**WRITTEN INSTRUCTION:** In the material below, identify each line bearing the word "Output". Reproduce those lines.

* START *

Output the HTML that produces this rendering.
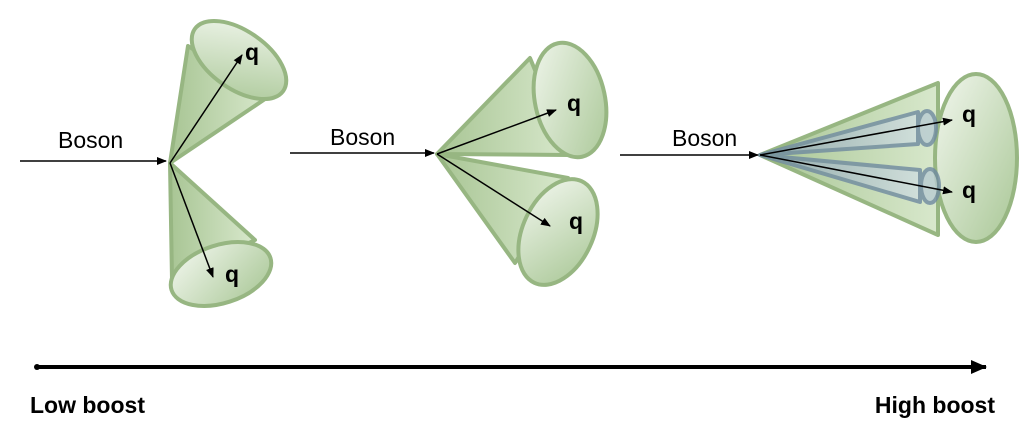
<!DOCTYPE html>
<html><head><meta charset="utf-8"><style>
body{margin:0;background:#fff;}
svg{display:block;}
text{font-family:"Liberation Sans",sans-serif;}
</style></head><body>
<svg width="1020" height="443" viewBox="0 0 1020 443" xmlns="http://www.w3.org/2000/svg">
<defs>
<linearGradient id="g" x1="0" y1="0" x2="1" y2="1">
<stop offset="0" stop-color="#f2f7ee"/><stop offset="1" stop-color="#a9c796"/>
</linearGradient>
<linearGradient id="gc" x1="0" y1="0" x2="1" y2="0">
<stop offset="0" stop-color="#a8c594"/><stop offset="1" stop-color="#d8e8cc"/>
</linearGradient>
<linearGradient id="gb" x1="0" y1="0" x2="1" y2="0">
<stop offset="0" stop-color="#8aa2b0"/><stop offset="1" stop-color="#d0dedf"/>
</linearGradient>
<marker id="a" markerWidth="10" markerHeight="8" refX="9" refY="4" orient="auto" markerUnits="userSpaceOnUse">
<path d="M0,0 L10,4 L0,8 z" fill="#000"/></marker>
<marker id="ab" markerWidth="16" markerHeight="14" refX="15" refY="7" orient="auto" markerUnits="userSpaceOnUse">
<path d="M0,0 L16,7 L0,14 z" fill="#000"/></marker>
</defs>
<g stroke="#97b682" stroke-width="4" stroke-linejoin="round">
<polygon points="170,163 188,46 268,97" fill="url(#gc)"/>
<ellipse cx="239" cy="60" rx="54" ry="29" transform="rotate(35 239 60)" fill="url(#g)"/>
<polygon points="170,163 172,280 255,240" fill="url(#gc)"/>
<ellipse cx="221" cy="274" rx="52" ry="29" transform="rotate(-18 221 274)" fill="url(#g)"/>
<polygon points="437,154 530,58 570,155" fill="url(#gc)"/>
<ellipse cx="570" cy="100" rx="35" ry="58" transform="rotate(-12 570 100)" fill="url(#g)"/>
<polygon points="437,154 568,178 515,263" fill="url(#gc)"/>
<ellipse cx="558" cy="232" rx="35" ry="56" transform="rotate(25 558 232)" fill="url(#g)"/>
<polygon points="760,155 938,83 938,235" fill="url(#gc)"/>
<ellipse cx="976" cy="158" rx="41" ry="84" fill="url(#g)"/>
</g>
<g stroke="#6f8aa0" stroke-width="4" stroke-linejoin="round" opacity="0.8">
<polygon points="760,155 918,112 918,144" fill="url(#gb)"/>
<ellipse cx="927" cy="128" rx="9" ry="17" fill="#b9ccd2"/>
<polygon points="760,155 920,170 920,202" fill="url(#gb)"/>
<ellipse cx="930" cy="186" rx="9" ry="17" fill="#b9ccd2"/>
</g>
<g stroke="#000" stroke-width="1.5" fill="none" marker-end="url(#a)">
<line x1="170" y1="163" x2="242" y2="55"/>
<line x1="170" y1="163" x2="213" y2="277"/>
<line x1="437" y1="154" x2="556" y2="110"/>
<line x1="437" y1="154" x2="550" y2="226"/>
<line x1="760" y1="155" x2="952" y2="120"/>
<line x1="760" y1="155" x2="952" y2="192"/>
<line x1="20" y1="161" x2="166" y2="161"/>
<line x1="290" y1="153" x2="434" y2="153"/>
<line x1="620" y1="155" x2="758" y2="155"/>
</g>
<g font-size="23" fill="#000">
<text x="58" y="148">Boson</text>
<text x="330" y="145">Boson</text>
<text x="672" y="146">Boson</text>
</g>
<g font-size="23" font-weight="bold" fill="#000">
<text x="245" y="60">q</text>
<text x="225" y="282">q</text>
<text x="567" y="111">q</text>
<text x="569" y="229">q</text>
<text x="962" y="122">q</text>
<text x="962" y="198">q</text>
</g>
<line x1="35" y1="367" x2="986" y2="367" stroke="#000" stroke-width="4" marker-end="url(#ab)"/>
<circle cx="37" cy="367" r="3" fill="#000"/>
<g font-size="23" font-weight="bold" fill="#000">
<text x="30" y="413">Low boost</text>
<text x="995" y="413" text-anchor="end">High boost</text>
</g>
</svg>
</body></html>
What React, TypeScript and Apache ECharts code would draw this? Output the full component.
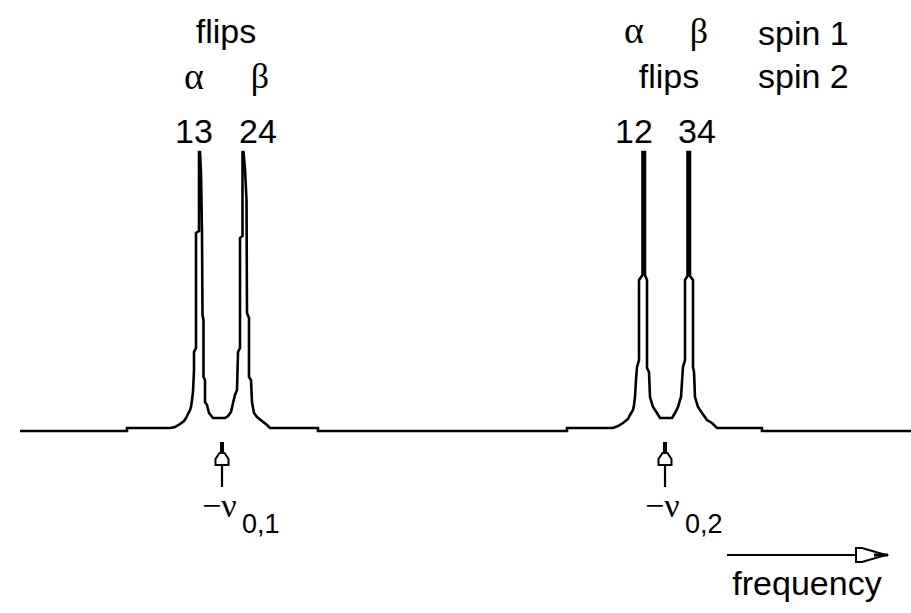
import React, { useEffect, useRef } from "react";
import * as echarts from "echarts";

// Spectrum trace: frequency (px units along the axis) and intensity above baseline
const freq = [
  20, 127, 127, 170, 175, 180, 184, 186, 188, 190, 191, 192, 193, 194, 194, 196, 196, 199, 199, 200,
  201, 202, 202.5, 203.5, 203.5, 205, 205, 207, 209, 213, 225, 228, 231, 233, 235, 237, 238, 240, 240, 242.5,
  242.5, 243.5, 245, 246.5, 247, 249, 249, 251, 252, 254, 257, 262, 267, 270, 318, 318, 567, 567, 613, 618,
  623, 628, 630, 633, 634, 635, 636, 637, 639, 639, 642.5, 642.5, 645, 645, 647, 647, 649, 650, 653, 657,
  660, 672, 675, 678, 680, 681, 683, 685, 685, 687.5, 687.5, 690, 690, 693, 693, 694, 695, 698, 702, 707,
  712, 717, 762, 762, 911,
];
const intensity = [
  0, 0, 3, 3, 4, 7, 10, 13, 17, 21, 24, 31, 39, 61, 79, 83, 198, 200, 279, 279,
  259, 198, 116, 111, 54, 51, 29, 26, 18, 13, 13, 15, 19, 28, 36, 41, 79, 83, 193, 195,
  279, 279, 262, 231, 118, 113, 54, 51, 29, 18, 14, 10, 6, 3, 3, 0, 0, 3, 3, 5,
  8, 12, 16, 21, 26, 34, 51, 64, 71, 151, 156, 279, 279, 156, 151, 63, 59, 34, 24, 18,
  13, 13, 18, 24, 31, 34, 64, 71, 151, 155, 279, 279, 155, 151, 64, 59, 34, 24, 18, 11,
  8, 3, 3, 0, 0,
];

// Peak labels
const peakLabels = ["13", "24", "12", "34"];
const peakLabelX = [194, 258, 634, 697];
// Chemical-shift markers
const shiftX = [222, 665];
const shiftSub = ["0,1", "0,2"];

const SANS = '"Liberation Sans", Arial, sans-serif';
const SERIF = '"Liberation Serif", "DejaVu Serif", serif';

function txt(text: string, x: number, y: number, size: number, family: string, align: string = "center") {
  return {
    type: "text",
    x,
    y,
    silent: true,
    style: {
      text,
      font: `${size}px ${family}`,
      fill: "#000",
      align,
      verticalAlign: "middle",
      textAlign: align,
      textVerticalAlign: "middle",
    },
  };
}

function upArrow(x: number) {
  return [
    { type: "rect", shape: { x: x - 2, y: 442, width: 4, height: 11 }, style: { fill: "#000" }, silent: true },
    {
      type: "polygon",
      shape: { points: [[x - 2.5, 453], [x + 2.5, 453], [x + 6.5, 459], [x + 6.5, 465], [x - 6.5, 465], [x - 6.5, 459]] },
      style: { fill: "#fff", stroke: "#000", lineWidth: 2 },
      silent: true,
    },
    { type: "line", shape: { x1: x, y1: 465, x2: x, y2: 487 }, style: { stroke: "#000", lineWidth: 2.2 }, silent: true },
  ];
}

export default function App() {
  const ref = useRef<HTMLDivElement>(null);
  useEffect(() => {
    if (!ref.current) return;
    const chart = echarts.init(ref.current, null, { renderer: "svg" });
    const data = freq.map((f, i) => [f, intensity[i]]);
    const graphics: any[] = [];
    graphics.push(txt("flips", 226, 31, 34, SANS));
    graphics.push(txt("α", 194, 76, 38, SERIF));
    graphics.push(txt("β", 260, 76, 36, SERIF));
    graphics.push(txt("α", 634, 30, 38, SERIF));
    graphics.push(txt("β", 699, 31, 36, SERIF));
    graphics.push(txt("spin 1", 758, 33, 34, SANS, "left"));
    graphics.push(txt("flips", 669, 76, 34, SANS));
    graphics.push(txt("spin 2", 758, 76, 34, SANS, "left"));
    peakLabels.forEach((l, i) => graphics.push(txt(l, peakLabelX[i], 131, 34, SANS)));
    shiftX.forEach((x, i) => {
      graphics.push(...upArrow(x));
      graphics.push(txt("−ν", x - 20, 505, 34, SERIF, "left"));
      graphics.push(txt(shiftSub[i], x + 20, 524, 27, SANS, "left"));
    });
    // frequency arrow
    graphics.push({ type: "line", shape: { x1: 727, y1: 555, x2: 857, y2: 555 }, style: { stroke: "#000", lineWidth: 2.2 }, silent: true });
    graphics.push({
      type: "polygon",
      shape: { points: [[856, 548], [862, 548], [886, 555], [862, 562], [856, 562]] },
      style: { fill: "#fff", stroke: "#000", lineWidth: 2 },
      silent: true,
    });
    graphics.push({ type: "line", shape: { x1: 874, y1: 555, x2: 888, y2: 555 }, style: { stroke: "#000", lineWidth: 3 }, silent: true });
    graphics.push(txt("frequency", 807, 583, 34, SANS));

    chart.setOption({
      animation: false,
      backgroundColor: "#fff",
      grid: { left: 0, right: 0, top: 0, bottom: 0 },
      xAxis: { type: "value", min: 0, max: 911, show: false },
      yAxis: { type: "value", min: -182, max: 431, show: false },
      series: [
        {
          type: "line",
          data,
          showSymbol: false,
          silent: true,
          lineStyle: { color: "#000", width: 2.6, join: "miter" },
        },
      ],
      graphic: graphics,
    });
    return () => chart.dispose();
  }, []);
  return <div ref={ref} style={{ position: "absolute", left: 0, top: 0, width: 911, height: 613 }} />;
}
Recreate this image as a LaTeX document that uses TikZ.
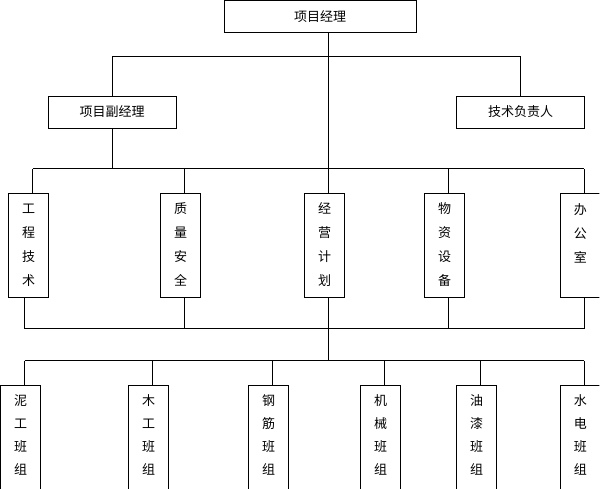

* END *

**ANSWER TO THIS PROBLEM:**
Output the HTML that produces this rendering.
What React, TypeScript and Apache ECharts code would draw this? Output the full component.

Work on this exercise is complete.